Une fois de plus, le rapport de la Commission de Venise a parfaitement mis en lumière les insuffisances du cadre constitutionnel de l'Etat de Bosnie-Herzégovine.
2. Redéfinir le cadre institutionnel
Certains estiment que, dans la mesure où la Constitution de Bosnie-Herzégovine permet des transferts volontaires de responsabilités des Entités, il n'y a pas lieu de la modifier. Cependant, il est un fait que les pouvoirs de l'État central sont trop faibles, en comparaison d'autres États fédéraux (Suisse, Belgique, Autriche, Allemagne ou Russie).
Un État aussi faible que la Bosnie-Herzégovine ne peut faire beaucoup de progrès dans la voie de l'intégration européenne. L'Union européenne négociera avec un interlocuteur unique. En l'état actuel, l'État ne peut garantir que ses décisions seront mises en oeuvre dans les deux entités.
La révision constitutionnelle, prévue par l'article X de la Constitution, est soumise à la majorité des trois peuples constituants. La Commission de Venise propose une révision constitutionnelle sur la base de ces dispositions, tout en soulignant qu'une telle réforme ne peut être imposée.

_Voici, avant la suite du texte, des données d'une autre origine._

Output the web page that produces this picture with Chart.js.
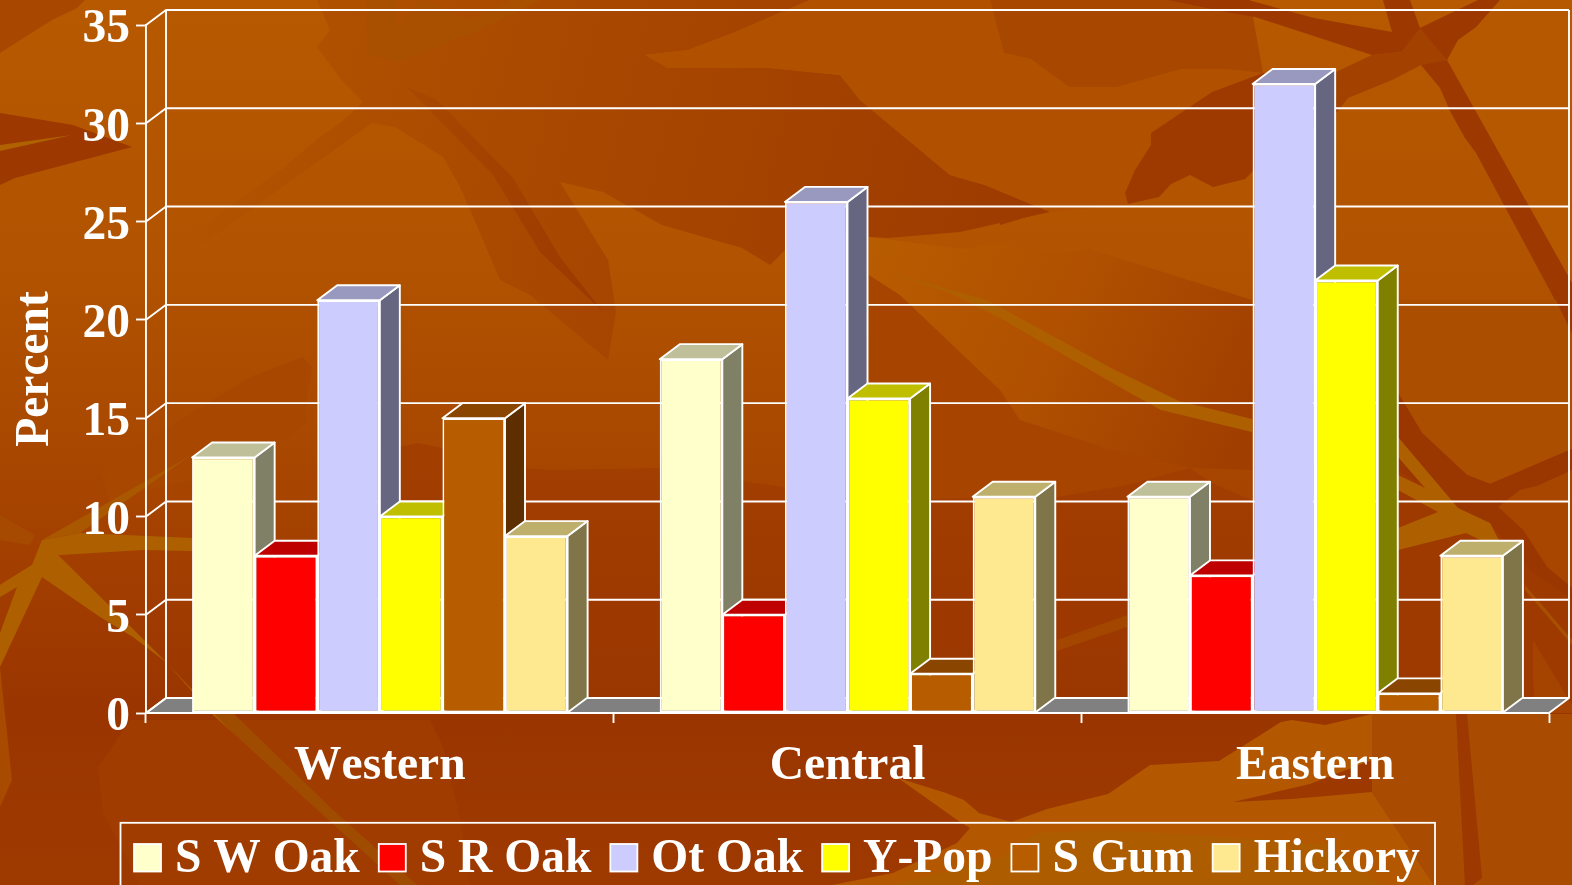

Sur le fond de la révision constitutionnelle, les propositions de la Commission de Venise sont axées sur deux points essentiels :
- le transfert de responsabilités des Entités vers l'Etat central ;
- une définition plus stricte du veto au nom des intérêts vitaux , axée sur les droits qui revêtent une importance particulière pour les peuples (langue éducation, culture) afin que ce veto ne soit pas un simple pouvoir de blocage au nom d'intérêts partisans.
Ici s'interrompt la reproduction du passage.